The Jamaican Government is anxious to develop a more sophisticated tourism product that embraces vacationers who are interested in time sharing, also known as Vacation Ownership.

Investment Opportunities in Jamaica’s Timeshare Market 

Presently, most of the hotels in Jamaica are located in Negril, Westmoreland, with 64 hotels and 5,364 rooms; followed by Montego Bay, St. James with 51 hotels and 7,918 rooms; and Ocho Rios, St. Ann with 40 hotels and 6,408 rooms.

While Jamaica has been seeing an increased number of visitors, this is being stifled by the lack of rooms to accommodate the growth.

Over the last 3 years, new investments in Jamaica’s hotel industry have been targeted at the higher end of the market with a focus on the luxury all-inclusive concept. Now is the best time for investors to come in and develop timeshare accommodations in Jamaica. Currently, Jamaica receives about 10% of the Caribbean tourism market and ranks third among the most popular destinations in the Caribbean. In addition to the island’s many beach attractions, Jamaica’s other popular attractions include the following:

  • Bob Marley Museum, Kingston
  • Rose Hall Great House, St. James
  • Dolphin Cove, St. Ann
  • YS Falls, St. Elizabeth
  • Devon House, Kingston
  • Green Grotto Caves, St. Ann
  • Dunn’s River Falls, St. Ann

Enabling environment for timeshare industry 

The Timeshare Vacations Act will ensure that the prescribed fee to be paid by developers for executing a timeshare plan is US$2.00 (or the equivalent amount expressed in Jamaican currency) for every 7 days of registration of the timeshare plan.

Tourism Development

Sustainability, Strategic Vision, Growth and Development - these are the four pillars on which the Tourism Master Plan for Jamaica is built. The government is moving forward with this Master Plan which seeks to guide the industry’s development over the next decade by creating a strategic vision for its growth and development and establishing an enabling environment to help it realize that vision.
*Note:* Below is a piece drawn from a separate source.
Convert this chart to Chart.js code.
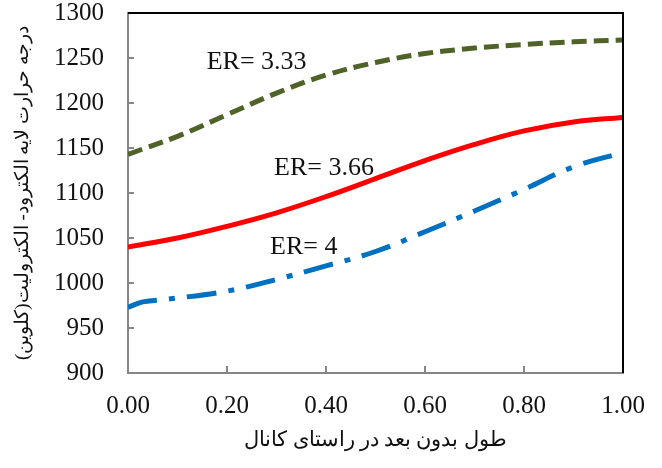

In summary, the Tourism Master Plan has the following objectives:

  • Growth based on a sustainable market position. The industry needs to return to a path of sustained growth and to do so must develop a sustainable market position. In line with market trends, a sustainable market position must be based on Jamaica’s heritage – natural, cultural, historic and built; 
  • Enhancing the visitor experience. The current rundown resorts must be made more attractive; gaps in the product offer covered through mobilizing investment; and the visitor experience made more rewarding and diverse through increasing the types and quality of attractions. The aim should be to achieve self-sustaining growth based on word of mouth referrals and high repeat visitors;
  • Community based development. For sustainable development, local communities must play a major role in defining, developing and managing the tourism experience so that they take ownership of the industry and are committed to providing the visitor experience on which the success of the industry depends. Planning should be bottom-up, not top down;
  • An inclusive industry. From its current perception as an exclusive industry that benefits the few, the Jamaican people should come to view the industry as inclusive, benefiting them and the country as a whole. This will call for measures that ensure the benefits of tourism are spread widely and promote gender equality;
  • Environmental sustainability. The environment is an integral part of the product. Its continued degradation threatens the future of the industry and the lives of successive generations. The industry must contribute to the preservation of the natural habitat.